For starters, dealers are trying to court consumers in a more sophisticated manner, says Karl Brauer, CEO of Total Car Score, an upcoming car rating website that’s based in Camarillo, CA. The Internet, along with a more skeptical, demanding consumer, means dealers are having to beef up websites, in-store displays and interactive tools.

That’s showing up in promotional products as well, for the segment of dealers willing to spend a little extra to impress would-be car buyers. For example, one savvy promotional products distributor recently created a customizable, biodegradable tumbler for Tesla Motors, the American-based manufacturer of high-end electric sports cars and sedans. So customized was the tumbler that its interior color matched the Pantone color choice of Tesla, with the car maker’s information molded into the bottom of the mug, rather than the supplier’s. 

Not only was it an item with a high perceived value, but it “matched the look and feel of the car that consumers were buying, and the colors on the brochure, so it really enforced the brand they’re seeing at the dealership and out in the marketplace,” says the distributor.

Retention Is Key in the Auto Market

For 20 years one promotional products distributor in the Midwest has handled a steady stream of orders from upwards of eight local car dealers in his area. “We’ve dealt with them through good and bad,” so to speak, says the distributor.

And, while market swings have affected orders, none of that has affected them so much as the recent shift in how dealers are targeting clients these days. In particular, the distributor says, where once dealers were more focused on promotions to bring new customers into their showrooms, these days their marketing strategies are more about keeping existing clients.
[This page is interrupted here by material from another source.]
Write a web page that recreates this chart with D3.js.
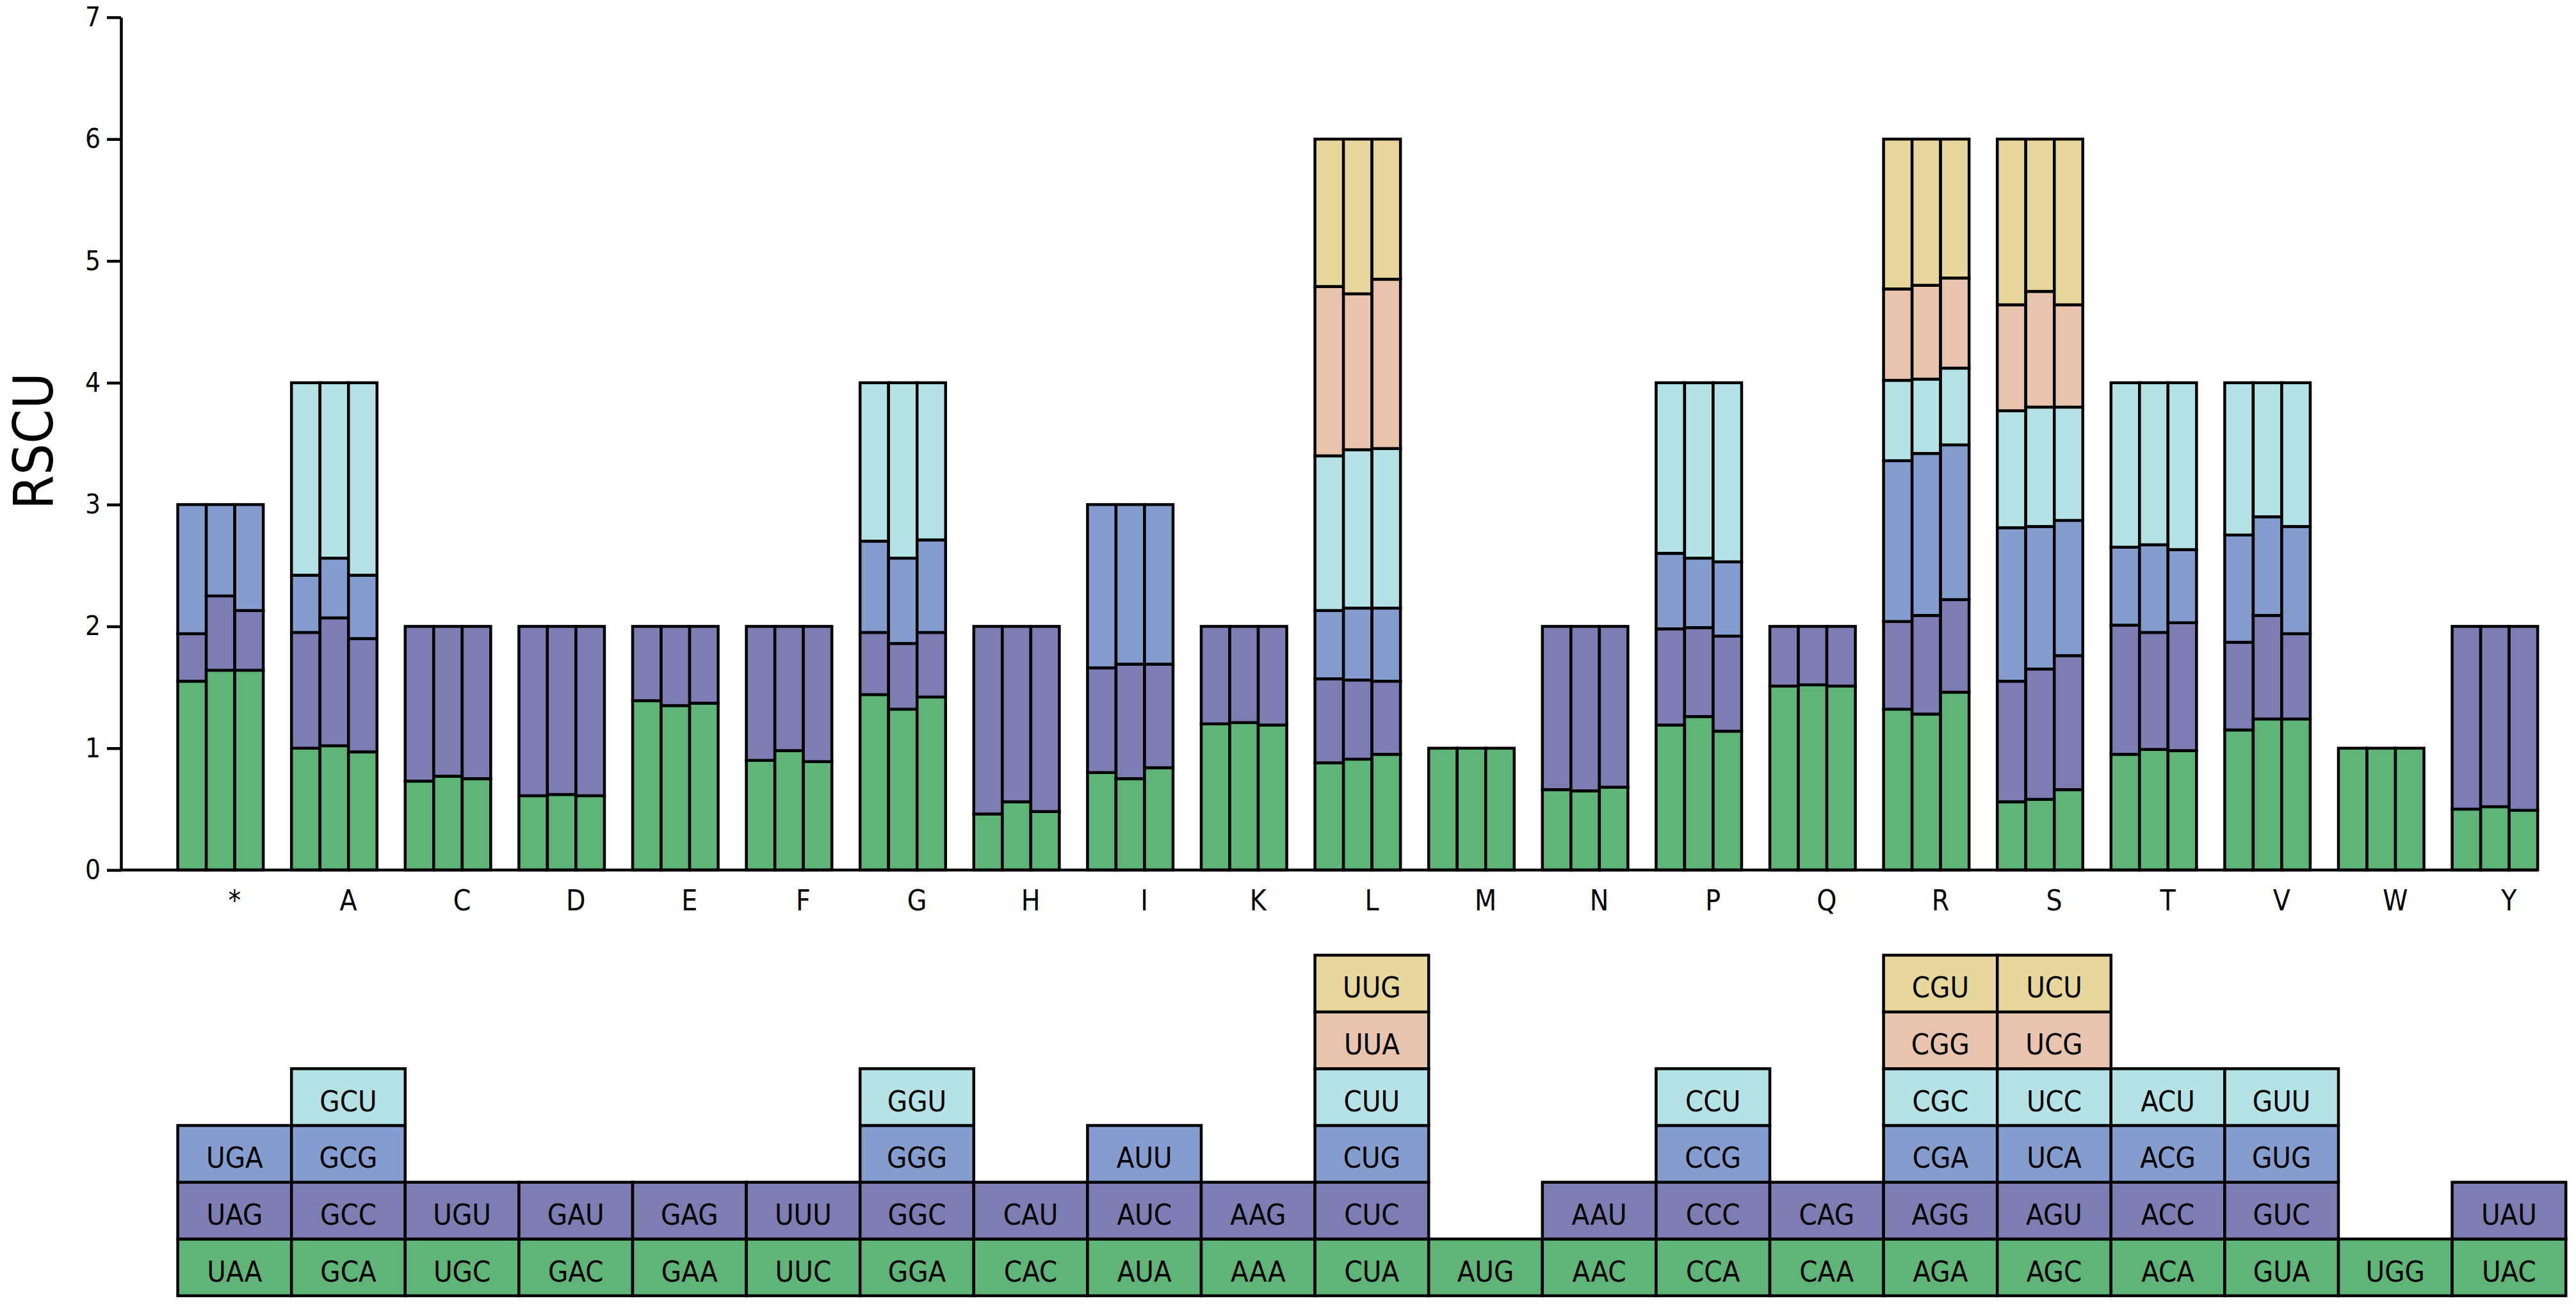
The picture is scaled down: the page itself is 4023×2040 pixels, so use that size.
<!DOCTYPE html>
<html>
<head>
<meta charset="utf-8">
<script src="https://cdn.jsdelivr.net/npm/d3@7"></script>
<style>
  body { margin: 0; background: #fff; }
  text { font-family: "DejaVu Sans Condensed", "DejaVu Sans", sans-serif; fill: #000; }
</style>
</head>
<body>
<svg id="chart" width="4023" height="2040"></svg>
<script>
// amino acids (one letter code), '*' = stop
var aminoAcids = ['*', 'A', 'C', 'D', 'E', 'F', 'G', 'H', 'I', 'K', 'L',
                  'M', 'N', 'P', 'Q', 'R', 'S', 'T', 'V', 'W', 'Y'];

// synonymous codons, stacked from the bottom up
var codons = [
    ['UAA', 'UAG', 'UGA'],
    ['GCA', 'GCC', 'GCG', 'GCU'],
    ['UGC', 'UGU'],
    ['GAC', 'GAU'],
    ['GAA', 'GAG'],
    ['UUC', 'UUU'],
    ['GGA', 'GGC', 'GGG', 'GGU'],
    ['CAC', 'CAU'],
    ['AUA', 'AUC', 'AUU'],
    ['AAA', 'AAG'],
    ['CUA', 'CUC', 'CUG', 'CUU', 'UUA', 'UUG'],
    ['AUG'],
    ['AAC', 'AAU'],
    ['CCA', 'CCC', 'CCG', 'CCU'],
    ['CAA', 'CAG'],
    ['AGA', 'AGG', 'CGA', 'CGC', 'CGG', 'CGU'],
    ['AGC', 'AGU', 'UCA', 'UCC', 'UCG', 'UCU'],
    ['ACA', 'ACC', 'ACG', 'ACU'],
    ['GUA', 'GUC', 'GUG', 'GUU'],
    ['UGG'],
    ['UAC', 'UAU']
];

// RSCU per codon, same order as codons, one array per sample
var rscuSample1 = [
    [1.55, 0.39, 1.06],
    [1.00, 0.95, 0.47, 1.58],
    [0.73, 1.27],
    [0.61, 1.39],
    [1.39, 0.61],
    [0.90, 1.10],
    [1.44, 0.51, 0.75, 1.30],
    [0.46, 1.54],
    [0.80, 0.86, 1.34],
    [1.20, 0.80],
    [0.88, 0.69, 0.56, 1.27, 1.39, 1.21],
    [1.00],
    [0.66, 1.34],
    [1.19, 0.79, 0.62, 1.40],
    [1.51, 0.49],
    [1.32, 0.72, 1.32, 0.66, 0.75, 1.23],
    [0.56, 0.99, 1.26, 0.96, 0.87, 1.36],
    [0.95, 1.06, 0.64, 1.35],
    [1.15, 0.72, 0.88, 1.25],
    [1.00],
    [0.50, 1.50]
];
var rscuSample2 = [
    [1.64, 0.61, 0.75],
    [1.02, 1.05, 0.49, 1.44],
    [0.77, 1.23],
    [0.62, 1.38],
    [1.35, 0.65],
    [0.98, 1.02],
    [1.32, 0.54, 0.70, 1.44],
    [0.56, 1.44],
    [0.75, 0.94, 1.31],
    [1.21, 0.79],
    [0.91, 0.65, 0.59, 1.30, 1.28, 1.27],
    [1.00],
    [0.65, 1.35],
    [1.26, 0.73, 0.57, 1.44],
    [1.52, 0.48],
    [1.28, 0.81, 1.33, 0.61, 0.77, 1.20],
    [0.58, 1.07, 1.17, 0.98, 0.95, 1.25],
    [0.99, 0.96, 0.72, 1.33],
    [1.24, 0.85, 0.81, 1.10],
    [1.00],
    [0.52, 1.48]
];
var rscuSample3 = [
    [1.64, 0.49, 0.87],
    [0.97, 0.93, 0.52, 1.58],
    [0.75, 1.25],
    [0.61, 1.39],
    [1.37, 0.63],
    [0.89, 1.11],
    [1.42, 0.53, 0.76, 1.29],
    [0.48, 1.52],
    [0.84, 0.85, 1.31],
    [1.19, 0.81],
    [0.95, 0.60, 0.60, 1.31, 1.39, 1.15],
    [1.00],
    [0.68, 1.32],
    [1.14, 0.78, 0.61, 1.47],
    [1.51, 0.49],
    [1.46, 0.76, 1.27, 0.63, 0.74, 1.14],
    [0.66, 1.10, 1.11, 0.93, 0.84, 1.36],
    [0.98, 1.05, 0.60, 1.37],
    [1.24, 0.70, 0.88, 1.18],
    [1.00],
    [0.49, 1.51]
];
var samples = [rscuSample1, rscuSample2, rscuSample3];
var yTicks = [0, 1, 2, 3, 4, 5, 6, 7];

// colour of the k-th codon in a stack
var stackColors = ['#5fb577', '#7d7db3', '#849dce', '#b5e3e5', '#e8c4ae', '#e8d79c'];

var svg = d3.select('#chart');
svg.append('rect').attr('width', 4023).attr('height', 2040).attr('fill', '#fff');

var axisX = 189, plotTop = 27, plotBottom = 1359;
var colLeft = 277.6, colWidth = 177.6;

var x = d3.scaleBand()
    .domain(aminoAcids)
    .range([colLeft, colLeft + colWidth * aminoAcids.length])
    .padding(0);

// the three samples sit in the left 3/4 of each column
var xSample = d3.scaleBand()
    .domain([0, 1, 2])
    .range([0, colWidth * 0.752]);

var y = d3.scaleLinear()
    .domain([0, 7])
    .range([plotBottom, plotTop]);

// ---- stacked bars ----
var segments = [];
aminoAcids.forEach(function (aa, i) {
    samples.forEach(function (sample, s) {
        var base = 0;
        sample[i].forEach(function (v, k) {
            segments.push({ aa: aa, sample: s, k: k, y0: base, y1: base + v });
            base += v;
        });
    });
});

svg.append('g')
    .selectAll('rect.seg')
    .data(segments)
    .enter()
    .append('rect')
    .attr('class', 'seg')
    .attr('x', function (d) { return x(d.aa) + xSample(d.sample); })
    .attr('y', function (d) { return y(d.y1); })
    .attr('width', xSample.bandwidth())
    .attr('height', function (d) { return y(d.y0) - y(d.y1); })
    .attr('fill', function (d) { return stackColors[d.k]; })
    .attr('stroke', '#000')
    .attr('stroke-width', 4.5);

// ---- y axis ----
var yAxis = svg.append('g')
    .attr('transform', 'translate(' + axisX + ',0)')
    .call(d3.axisLeft(y)
        .tickValues(yTicks)
        .tickFormat(d3.format('d'))
        .tickSize(22)
        .tickSizeOuter(0)
        .tickPadding(10));
yAxis.select('.domain').attr('stroke-width', 4.5);
yAxis.selectAll('.tick line').attr('stroke-width', 4.5);
yAxis.selectAll('.tick text')
    .attr('font-size', 42)
    .attr('font-family', '"DejaVu Sans Condensed", "DejaVu Sans", sans-serif');

svg.append('text')
    .attr('transform', 'translate(82,689) rotate(-90)')
    .attr('text-anchor', 'middle')
    .attr('font-size', 86)
    .text('RSCU');

// ---- x axis: a bare line ending at the last bar, labels on column centres ----
var lastAA = aminoAcids[aminoAcids.length - 1];
svg.append('line')
    .attr('x1', axisX - 2)
    .attr('x2', x(lastAA) + xSample(2) + xSample.bandwidth())
    .attr('y1', plotBottom)
    .attr('y2', plotBottom)
    .attr('stroke', '#000')
    .attr('stroke-width', 4.5);

var xAxis = svg.append('g')
    .attr('transform', 'translate(0,' + plotBottom + ')')
    .call(d3.axisBottom(x).tickSize(0).tickPadding(32));
xAxis.select('.domain').remove();
xAxis.selectAll('.tick text')
    .attr('font-size', 44)
    .attr('font-family', '"DejaVu Sans", sans-serif');

// ---- codon table below ----
var row = d3.scaleLinear()
    .domain([0, 6])
    .range([2024, 1492]);
var rowH = row(0) - row(1);

var cells = [];
aminoAcids.forEach(function (aa, i) {
    codons[i].forEach(function (c, k) {
        cells.push({ aa: aa, k: k, codon: c });
    });
});

var cell = svg.append('g')
    .selectAll('g.cell')
    .data(cells)
    .enter()
    .append('g')
    .attr('class', 'cell')
    .attr('transform', function (d) {
        return 'translate(' + x(d.aa) + ',' + row(d.k + 1) + ')';
    });

cell.append('rect')
    .attr('width', x.bandwidth())
    .attr('height', rowH)
    .attr('fill', function (d) { return stackColors[d.k]; })
    .attr('stroke', '#000')
    .attr('stroke-width', 4.5);

cell.append('text')
    .attr('x', x.bandwidth() / 2)
    .attr('y', rowH / 2 + 22)
    .attr('text-anchor', 'middle')
    .attr('font-size', 45)
    .text(function (d) { return d.codon; });
</script>
</body>
</html>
In fact, Goldblatt says, mailers urging consumers to test drive vehicles are almost nonexistent in his area.

“The loyalty fight is on, for sure,” says Brian Bolain, national marketing communications manager for Lexus, based in Torrance, CA.  The company, he says, predicts as many as 1 million additional cars to be sold this year above last year’s sales.

Still, “it’s more cost efficient to retain customers than to lose them and try to get them back,” he insists, adding that even though Lexus enjoys a loyal customer base with a retention rate upwards of 50%, they use regular promotional products and marketing campaigns to keep the clients they have.

In fact, Goldblatt works regularly with a local Lexus showroom and says the owner is more eager to market to existing customers with regular mailers and thank you gifts (think high-end umbrellas and travel mugs) meant to entice buyers back in.